Sollte Mariupol fallen, droht Selenskij mit Gesprächsstopp mit Moskau

Sollte Mariupol fallen, droht Selenskij mit Gesprächsstopp mit Moskau
Der Ukrainische Präsident will weder über Territorien noch Leute verhandeln. Die Ukraine soll laut Moskau 4.000 Soldaten in Mariupol verloren haben.

Das russische Verteidigungsministerium hat einem Medienbericht zufolge eine fast komplette Vertreibung der ukrainischen Streitkräfte aus Mariupol vermeldet. Es seien noch einige Kämpfer in der Fabrik Asowstal eingeschlossen, zitierte die Nachrichtenagentur RIA am Samstag einen Sprecher des Ministeriums. Demnach sollen die Ukrainer mehr als 4000 Militärangehörige in der belagerten Küstenstadt verloren haben. Die Angaben lassen sich von unabhängiger Seite nicht überprüfen.

Der ukrainische Präsident Wolodymyr Selenskyj drohte mit dem endgültigen Aus der Gespräche mit Moskau, sollte Russland die letzten ukrainischen Truppen in der schwer umkämpften Hafenstadt Mariupol "ausschalten". Für beide Seiten wäre das eine "Sackgasse, denn wir verhandeln weder über unsere Territorien noch über unsere Leute", sagte Selenskyj am Samstag der Nachrichten-Website Ukrainska Prawda.

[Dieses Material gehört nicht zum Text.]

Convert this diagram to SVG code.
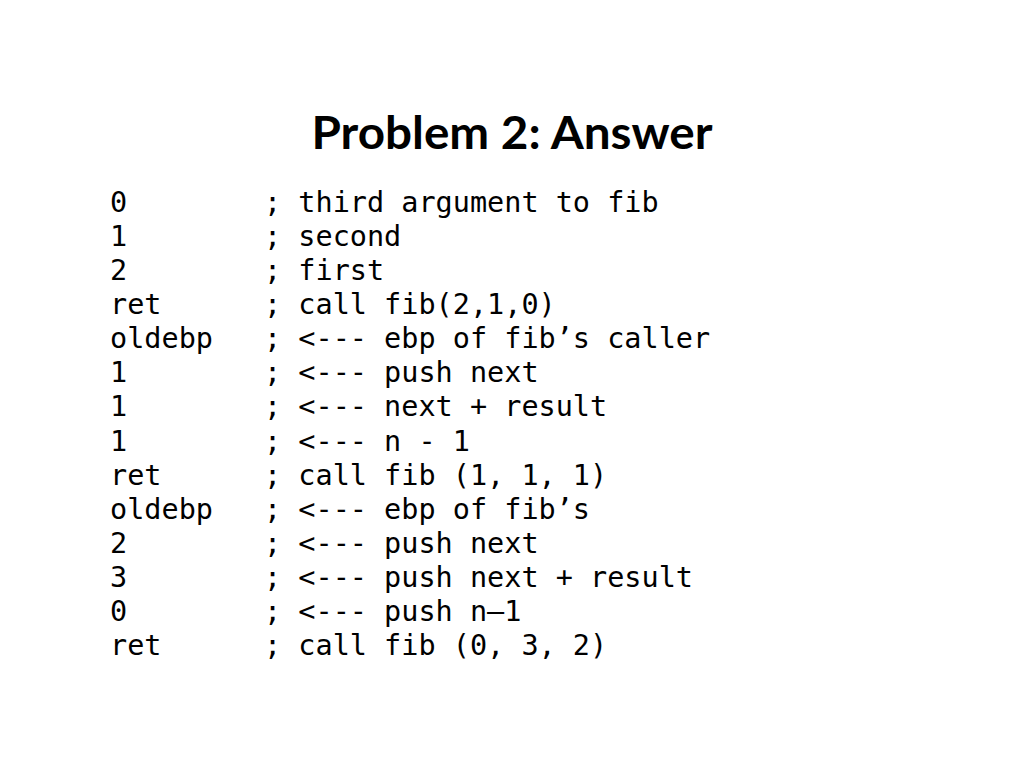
<svg xmlns="http://www.w3.org/2000/svg" width="1024" height="768" viewBox="0 0 1024 768">
<style>
.title{font-family:"Lato","Open Sans","DejaVu Sans",sans-serif;font-weight:bold;font-size:46px;fill:#000}
.code{font-family:"DejaVu Sans Mono","Liberation Mono",monospace;font-size:28.5px;fill:#000}
</style>
<rect width="1024" height="768" fill="#fff"/>
<text class="title" x="512" y="149" text-anchor="middle" textLength="401" lengthAdjust="spacingAndGlyphs">Problem 2: Answer</text>
<g id="col-values" class="code">
<text x="110" y="212">0</text>
<text x="110" y="246">1</text>
<text x="110" y="280">2</text>
<text x="110" y="314">ret</text>
<text x="110" y="348">oldebp</text>
<text x="110" y="382">1</text>
<text x="110" y="416">1</text>
<text x="110" y="451">1</text>
<text x="110" y="485">ret</text>
<text x="110" y="519">oldebp</text>
<text x="110" y="553">2</text>
<text x="110" y="587">3</text>
<text x="110" y="621">0</text>
<text x="110" y="655">ret</text>
</g>
<g id="col-comments" class="code">
<text x="264" y="212">; third argument to fib</text>
<text x="264" y="246">; second</text>
<text x="264" y="280">; first</text>
<text x="264" y="314">; call fib(2,1,0)</text>
<text x="264" y="348">; &lt;--- ebp of fib’s caller</text>
<text x="264" y="382">; &lt;--- push next</text>
<text x="264" y="416">; &lt;--- next + result</text>
<text x="264" y="451">; &lt;--- n - 1</text>
<text x="264" y="485">; call fib (1, 1, 1)</text>
<text x="264" y="519">; &lt;--- ebp of fib’s</text>
<text x="264" y="553">; &lt;--- push next</text>
<text x="264" y="587">; &lt;--- push next + result</text>
<text x="264" y="621">; &lt;--- push n–1</text>
<text x="264" y="655">; call fib (0, 3, 2)</text>
</g>
</svg>
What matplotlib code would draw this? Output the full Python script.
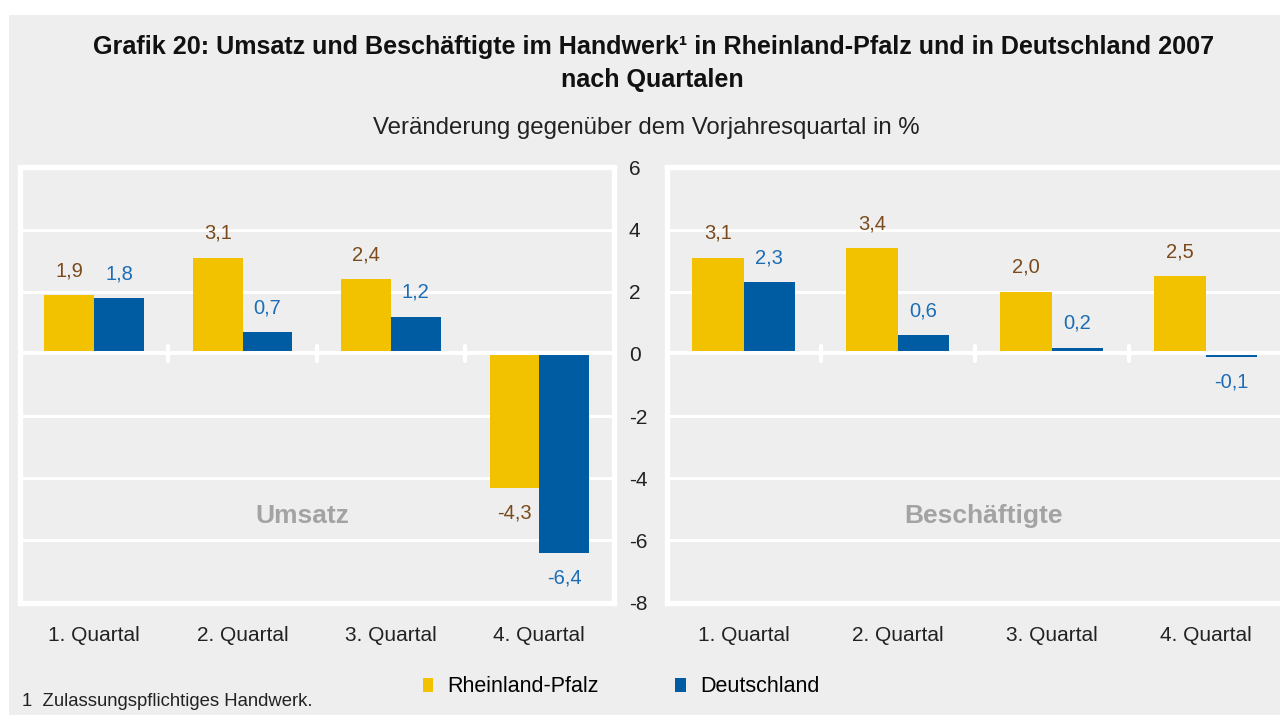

Katastrophale humanitäre Lage 

Mariupol wird seit den ersten Tagen nach dem russischen Einmarschs am 24. Februar belagert. Inzwischen ist die einst über 400.000 Einwohner zählende Stadt weitgehend zerstört, die humanitäre Lage ist katastrophal. Selenskyj sprach kürzlich von "zehntausenden" Toten durch die Belagerung. Am Samstag warf er Russland erneut vor, keine Fluchtkorridore zuzulassen.

Humanitäre Korridore für Mariupol 

Am Samstag warf er Russland erneut vor, keine Fluchtkorridore zuzulassen. Nach Regierungsangaben sind für heute neun humanitäre Korridore zur Evakuierung vereinbart worden. Demnach sollen Zivilisten unter anderem Mariupol in privaten Autos verlassen können, teilt Vize-Ministerpräsidentin
Iryna Wereschtschuk mit. Fünf Korridore seien in der Region Luhansk vorgesehen. Diese steht nach Angaben örtlicher Behörden unter schwerem Beschuss.

In der eingekesselten und weitgehend in Trümmern liegenden Hafenstadt Mariupol hielten ukrainische Soldaten die Stellung, wie die ukrainischen Behörden
mitteilten. Reuters-Journalisten vor Ort bot sich in dem strategisch wichtigen Stahlwerk Iljitsch, das russische Truppen nach eigenen Angaben erobert haben, ein Bild der Verwüstung.

Ukrainische Truppen eingekesselt 

Das Verteidigungsministerium in Moskau hatte Mitte der Woche erklärt, dass die russischen Truppen die volle Kontrolle über den Hafen von Mariupol erlangt hätten. Das Ministerium fügte hinzu, dass die ukrainischen Truppen eingekesselt und "der Möglichkeit zur Flucht beraubt" worden seien. Am Samstag erklärte das Ministerium, die ukrainischen Streitkräfte hätten 4000 Mann in Mariupol verloren.

Die Lage sei "sehr schwierig", sagte Selenskyj am Samstag. "Um ehrlich zu sein, haben wir kein Vertrauen in die Verhandlungen über Mariupol."

Mariupol ist etwa 55 Kilometer von der russischen Grenze und 85 Kilometer von der Separatistenhochburg Donezk entfernt. Es ist die größte Stadt zwischen der von Russland annektierten Krim-Halbinsel und den pro-russischen Separatistengebieten. Mit einer Eroberung der Hafenstadt würden die russischen Truppen eine Landverbindung zwischen den beiden Gebieten herstellen und die Ukraine vom Asowschen Meer abschneiden.